━━━ Data ━━━

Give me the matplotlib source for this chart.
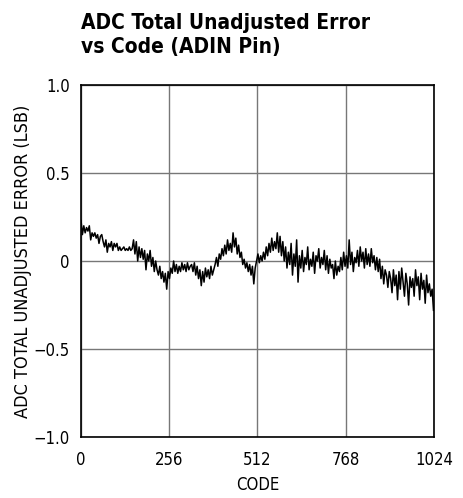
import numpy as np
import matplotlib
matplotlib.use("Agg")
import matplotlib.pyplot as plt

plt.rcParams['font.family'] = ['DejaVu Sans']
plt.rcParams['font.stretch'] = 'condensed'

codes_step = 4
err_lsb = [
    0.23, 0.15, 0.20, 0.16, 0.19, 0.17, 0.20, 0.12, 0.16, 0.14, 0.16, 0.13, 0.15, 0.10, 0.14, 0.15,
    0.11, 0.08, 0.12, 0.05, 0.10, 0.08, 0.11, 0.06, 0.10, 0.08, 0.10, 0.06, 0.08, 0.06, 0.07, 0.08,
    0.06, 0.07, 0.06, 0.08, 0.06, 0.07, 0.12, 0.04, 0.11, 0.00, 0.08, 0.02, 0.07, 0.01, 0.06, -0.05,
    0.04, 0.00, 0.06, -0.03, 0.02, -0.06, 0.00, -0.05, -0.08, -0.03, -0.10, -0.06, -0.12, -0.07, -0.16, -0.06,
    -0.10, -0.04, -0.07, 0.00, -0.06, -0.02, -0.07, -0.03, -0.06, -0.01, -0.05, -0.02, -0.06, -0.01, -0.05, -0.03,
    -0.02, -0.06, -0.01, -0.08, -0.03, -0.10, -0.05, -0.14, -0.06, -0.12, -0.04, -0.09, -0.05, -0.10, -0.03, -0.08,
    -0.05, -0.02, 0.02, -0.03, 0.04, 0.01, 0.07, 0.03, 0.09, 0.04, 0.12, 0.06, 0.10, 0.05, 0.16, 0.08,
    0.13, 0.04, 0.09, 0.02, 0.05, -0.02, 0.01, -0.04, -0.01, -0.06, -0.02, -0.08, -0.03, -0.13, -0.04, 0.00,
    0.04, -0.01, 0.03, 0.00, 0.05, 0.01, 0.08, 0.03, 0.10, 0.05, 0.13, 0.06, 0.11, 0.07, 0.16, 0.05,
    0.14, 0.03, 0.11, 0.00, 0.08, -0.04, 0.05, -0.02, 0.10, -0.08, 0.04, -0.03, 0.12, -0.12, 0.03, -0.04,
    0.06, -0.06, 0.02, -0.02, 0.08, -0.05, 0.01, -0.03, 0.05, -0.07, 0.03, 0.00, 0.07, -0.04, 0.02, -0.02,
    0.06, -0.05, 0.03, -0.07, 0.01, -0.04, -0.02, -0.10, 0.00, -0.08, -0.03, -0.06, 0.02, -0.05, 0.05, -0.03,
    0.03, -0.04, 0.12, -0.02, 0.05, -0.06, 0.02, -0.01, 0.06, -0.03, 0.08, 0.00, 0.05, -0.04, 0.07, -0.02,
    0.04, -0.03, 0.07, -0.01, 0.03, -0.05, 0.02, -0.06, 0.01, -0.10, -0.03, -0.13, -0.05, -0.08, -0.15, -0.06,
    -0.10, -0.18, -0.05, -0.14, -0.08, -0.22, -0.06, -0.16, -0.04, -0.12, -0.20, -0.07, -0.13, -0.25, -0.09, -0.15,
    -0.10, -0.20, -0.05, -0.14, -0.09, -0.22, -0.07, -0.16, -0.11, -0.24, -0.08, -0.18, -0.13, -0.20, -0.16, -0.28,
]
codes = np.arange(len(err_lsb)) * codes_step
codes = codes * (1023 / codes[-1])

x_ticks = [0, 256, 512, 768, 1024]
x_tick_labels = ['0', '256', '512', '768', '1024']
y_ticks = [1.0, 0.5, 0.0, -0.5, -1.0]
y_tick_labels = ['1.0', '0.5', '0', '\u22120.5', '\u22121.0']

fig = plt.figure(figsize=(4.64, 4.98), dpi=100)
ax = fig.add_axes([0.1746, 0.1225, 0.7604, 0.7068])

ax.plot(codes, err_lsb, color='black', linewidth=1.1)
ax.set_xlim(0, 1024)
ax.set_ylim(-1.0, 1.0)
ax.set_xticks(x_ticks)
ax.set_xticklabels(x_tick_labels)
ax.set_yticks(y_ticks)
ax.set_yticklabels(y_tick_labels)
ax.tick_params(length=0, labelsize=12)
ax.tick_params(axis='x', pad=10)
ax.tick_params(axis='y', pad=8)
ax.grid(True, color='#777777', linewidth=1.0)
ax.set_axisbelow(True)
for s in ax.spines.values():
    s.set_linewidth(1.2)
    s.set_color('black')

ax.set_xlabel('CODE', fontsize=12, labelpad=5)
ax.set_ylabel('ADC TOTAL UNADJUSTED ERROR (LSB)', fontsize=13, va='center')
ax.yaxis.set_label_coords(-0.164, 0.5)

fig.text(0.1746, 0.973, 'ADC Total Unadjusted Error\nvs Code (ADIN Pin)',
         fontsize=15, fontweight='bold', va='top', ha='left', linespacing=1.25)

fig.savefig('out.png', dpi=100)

━━━

Your goal: Write out the listing word for word, omitting the pictures it holds.

Expected answer:
Give me the matplotlib source for this chart.
import numpy as np
import matplotlib
matplotlib.use("Agg")
import matplotlib.pyplot as plt

plt.rcParams['font.family'] = ['DejaVu Sans']
plt.rcParams['font.stretch'] = 'condensed'

codes_step = 4
err_lsb = [
    0.23, 0.15, 0.20, 0.16, 0.19, 0.17, 0.20, 0.12, 0.16, 0.14, 0.16, 0.13, 0.15, 0.10, 0.14, 0.15,
    0.11, 0.08, 0.12, 0.05, 0.10, 0.08, 0.11, 0.06, 0.10, 0.08, 0.10, 0.06, 0.08, 0.06, 0.07, 0.08,
    0.06, 0.07, 0.06, 0.08, 0.06, 0.07, 0.12, 0.04, 0.11, 0.00, 0.08, 0.02, 0.07, 0.01, 0.06, -0.05,
    0.04, 0.00, 0.06, -0.03, 0.02, -0.06, 0.00, -0.05, -0.08, -0.03, -0.10, -0.06, -0.12, -0.07, -0.16, -0.06,
    -0.10, -0.04, -0.07, 0.00, -0.06, -0.02, -0.07, -0.03, -0.06, -0.01, -0.05, -0.02, -0.06, -0.01, -0.05, -0.03,
    -0.02, -0.06, -0.01, -0.08, -0.03, -0.10, -0.05, -0.14, -0.06, -0.12, -0.04, -0.09, -0.05, -0.10, -0.03, -0.08,
    -0.05, -0.02, 0.02, -0.03, 0.04, 0.01, 0.07, 0.03, 0.09, 0.04, 0.12, 0.06, 0.10, 0.05, 0.16, 0.08,
    0.13, 0.04, 0.09, 0.02, 0.05, -0.02, 0.01, -0.04, -0.01, -0.06, -0.02, -0.08, -0.03, -0.13, -0.04, 0.00,
    0.04, -0.01, 0.03, 0.00, 0.05, 0.01, 0.08, 0.03, 0.10, 0.05, 0.13, 0.06, 0.11, 0.07, 0.16, 0.05,
    0.14, 0.03, 0.11, 0.00, 0.08, -0.04, 0.05, -0.02, 0.10, -0.08, 0.04, -0.03, 0.12, -0.12, 0.03, -0.04,
    0.06, -0.06, 0.02, -0.02, 0.08, -0.05, 0.01, -0.03, 0.05, -0.07, 0.03, 0.00, 0.07, -0.04, 0.02, -0.02,
    0.06, -0.05, 0.03, -0.07, 0.01, -0.04, -0.02, -0.10, 0.00, -0.08, -0.03, -0.06, 0.02, -0.05, 0.05, -0.03,
    0.03, -0.04, 0.12, -0.02, 0.05, -0.06, 0.02, -0.01, 0.06, -0.03, 0.08, 0.00, 0.05, -0.04, 0.07, -0.02,
    0.04, -0.03, 0.07, -0.01, 0.03, -0.05, 0.02, -0.06, 0.01, -0.10, -0.03, -0.13, -0.05, -0.08, -0.15, -0.06,
    -0.10, -0.18, -0.05, -0.14, -0.08, -0.22, -0.06, -0.16, -0.04, -0.12, -0.20, -0.07, -0.13, -0.25, -0.09, -0.15,
    -0.10, -0.20, -0.05, -0.14, -0.09, -0.22, -0.07, -0.16, -0.11, -0.24, -0.08, -0.18, -0.13, -0.20, -0.16, -0.28,
]
codes = np.arange(len(err_lsb)) * codes_step
codes = codes * (1023 / codes[-1])

x_ticks = [0, 256, 512, 768, 1024]
x_tick_labels = ['0', '256', '512', '768', '1024']
y_ticks = [1.0, 0.5, 0.0, -0.5, -1.0]
y_tick_labels = ['1.0', '0.5', '0', '\u22120.5', '\u22121.0']

fig = plt.figure(figsize=(4.64, 4.98), dpi=100)
ax = fig.add_axes([0.1746, 0.1225, 0.7604, 0.7068])

ax.plot(codes, err_lsb, color='black', linewidth=1.1)
ax.set_xlim(0, 1024)
ax.set_ylim(-1.0, 1.0)
ax.set_xticks(x_ticks)
ax.set_xticklabels(x_tick_labels)
ax.set_yticks(y_ticks)
ax.set_yticklabels(y_tick_labels)
ax.tick_params(length=0, labelsize=12)
ax.tick_params(axis='x', pad=10)
ax.tick_params(axis='y', pad=8)
ax.grid(True, color='#777777', linewidth=1.0)
ax.set_axisbelow(True)
for s in ax.spines.values():
    s.set_linewidth(1.2)
    s.set_color('black')

ax.set_xlabel('CODE', fontsize=12, labelpad=5)
ax.set_ylabel('ADC TOTAL UNADJUSTED ERROR (LSB)', fontsize=13, va='center')
ax.yaxis.set_label_coords(-0.164, 0.5)

fig.text(0.1746, 0.973, 'ADC Total Unadjusted Error\nvs Code (ADIN Pin)',
         fontsize=15, fontweight='bold', va='top', ha='left', linespacing=1.25)

fig.savefig('out.png', dpi=100)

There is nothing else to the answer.